I'm familiar with the procedure of normalization, but I'm unfamiliar with some of the theory involved.
For instance, using the Navier Stokes equations where the density and viscosity can be treated as constant. I have also neglected gravity.
$$\rho\dot{\mathbf{u}}+\rho\left(\mathbf{u}\cdot\nabla\right)\mathbf{u}=-\nabla p+\mu\nabla^2\mathbf{u}$$
Let me argue that for the flow in question, the relevant scaling terms are the free stream velocity $U$, the distance the flow covers $L$, the time it takes the flow to cover this distance $T=L/U$, and finally the pressure difference between the surface and the free stream $p_0-p_\infty$. That is ... $$\mathbf{u}=\mathbf{u}^*U\\ \nabla=\nabla^* L^{-1}\\ t=t^*\frac{L}{U}\\ p=p^*(p_0-p_\infty)$$ where * is to mean non-dimensional terms.
To make this problem simpler, I will also be assuming all three position, and velocity components to scale with $L$ and $U$ respectively; even though this is unlikely to be physical. Considering the $x$ component ...

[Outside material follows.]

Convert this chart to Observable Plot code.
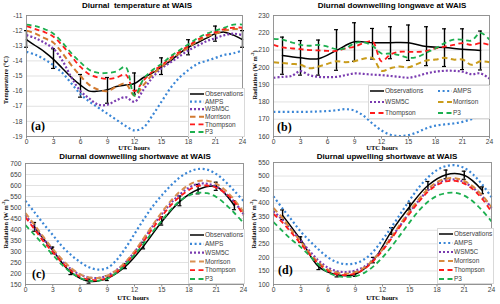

$$\rho\dot{u}+\rho u\partial_x u+\rho v\partial_y u+\rho w\partial_z u=-\partial _x p+\mu\partial_x^2 u+\mu\partial_y^2 u+\mu\partial_z^2 u$$ inserting the scaling terms ... $$\dot{u^*}\left(\frac{\rho U^2}{L}\right)+u^*\partial_{x^*} u^*\left(\frac{\rho U^2}{L}\right)+v^*\partial_{y^*} u^*\left(\frac{\rho U^2}{L}\right)+ w^*\partial_{z^*} u^*\left(\frac{\rho U^2}{L}\right)=-\partial _{x^*} p^*\left(\frac{p_0-p_\infty}{L}\right)+\partial_{x^*}^2 u^*\left(\frac{\mu U}{L^2}\right)+\partial_{y^*}^2 u^*\left(\frac{\mu U}{L^2}\right)+\partial_{z^*}^2 u^*\left(\frac{\mu U}{L^2}\right).$$ Usually I would not stop at this point but, my question is about some of the non-dimensional terms. For instance the term $w^*\partial_{z^*}u^*$ has no dimensions and is said to be of order 1. What exactly does this mean? If I continue with the normalization process ... $$\dot{u^*}+u^*\partial_{x^*} u^*+v^*\partial_{y^*} u^*+ w^*\partial_{z^*} u^*=-\partial _{x^*} p^*\text{Eu}+\left(\partial_{x^*}^2 u^*+\partial_{y^*}^2 u^*+\partial_{z^*}^2 u^*\right)\frac{1}{\text{Re}}$$
where Eu and Re are the non-dimensional numbers the Euler and Reynolds numbers. How does the non-dimensional terms being order 1 contribute to the analysis of experimental data?